J: The average VT fan would probably insert a few expletives and finish off that answer with the word ‘poor’. Our offense has been in complete rebuilding mode this season, which is a little surprising since we have a lot of seniors starting. We replaced two of our four graduated offensive linemen with seniors and two of our graduated wide receivers with seniors. But, for whatever reason, the offense has sputtered.
Now with that being said, when the offense clicks it works extremely well. Against Austin Peay, we had four touchdowns in five drives. Against Bowling Green, we had four straight touchdown drives. The problem is we start off the game slowly and often we end up playing from behind. That’s what happened against Pittsburgh and Georgia Tech. We started slow, fell behind, and had to work our way back. We managed to beat Georgia Tech but we just fell into too much of a hole against Pittsburgh.
BN: If you were a Cincinnati coach, what position group of the Virginia Tech offense or defense would you try to exploit?
J: As an Offensive Coordinator, I would try to work the interior of our defense with some misdirection then go after our free safety, whether its r-sophomore Detrick Bonner or r-freshman Michael Cole. Bonner has been injured some this season and Pittsburgh’s entire gameplan was to isolate Bonner in one-on-one matchups with Devin Street. That resulted in at least three big plays for the Panthers. Cole has been good but he’s a freshman.

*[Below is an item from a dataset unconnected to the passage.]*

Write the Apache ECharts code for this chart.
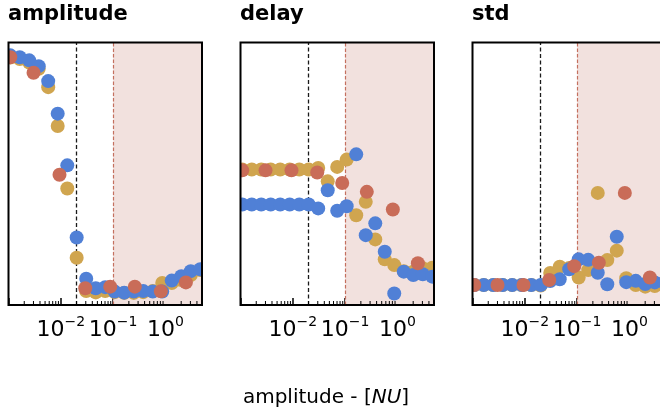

As a Defensive Coordinator, I would try to create some different blitz packages. Try to get the offensive line to prove that they can protect Logan Thomas consistently. I would also give Virginia Tech more of the middle of the field. I know that’s the exact opposite of what you would want to do but our weakness is up the middle. Our interior offensive line has played poorly so far. Plus, we don’t have a true go-to-guy in the backfield yet. Just don’t let somebody like JC Coleman get to the edge and keep Virginia Tech behind the chains.
BN: Who wins?
J: Honestly, when I do our blog’s Roundtable article this week, I’m probably going to pick the Bearcats. I’m not picking them from talent or coaching perspective but more from a rhythm and passing of the eye-test perspective. The Hokies struggle in NFL stadiums and DC has not been kind to us the last two times we’ve played there. With that being said, I think Virginia Tech has more talent than Cincinnati at almost every position. But, to this point, we haven’t been able to harness that talent at max efficiency.
So, right now I like the Bearcats to eek out a three point win, something along the lines of 27-24.
I love Justin’s confidence in the Bearcats on Saturday. Now we can be best friends. Unfortunately I don’t share in his confidence. Before the season I marked this game as the one OOC game that Cincinnati drops and while it will displease UC fans I’m sticking with that prediction now. Expect this to be a pseudo-home game for Virginia Tech who should be packing FedEx Field to the brim on Saturday afternoon. Hats off to the thousands of Bearcat fans making the drip to D.C. this weekend but they will be vastly outnumbered by Hokie fans. Also this is a battle-hardened team Cincinnati faces with veterans all over the field. I think the game will be close, as Justin predicts, but Virginia Tech wins by a touchdown.
I will however be ecstatic to eat crow if I’m completely wrong.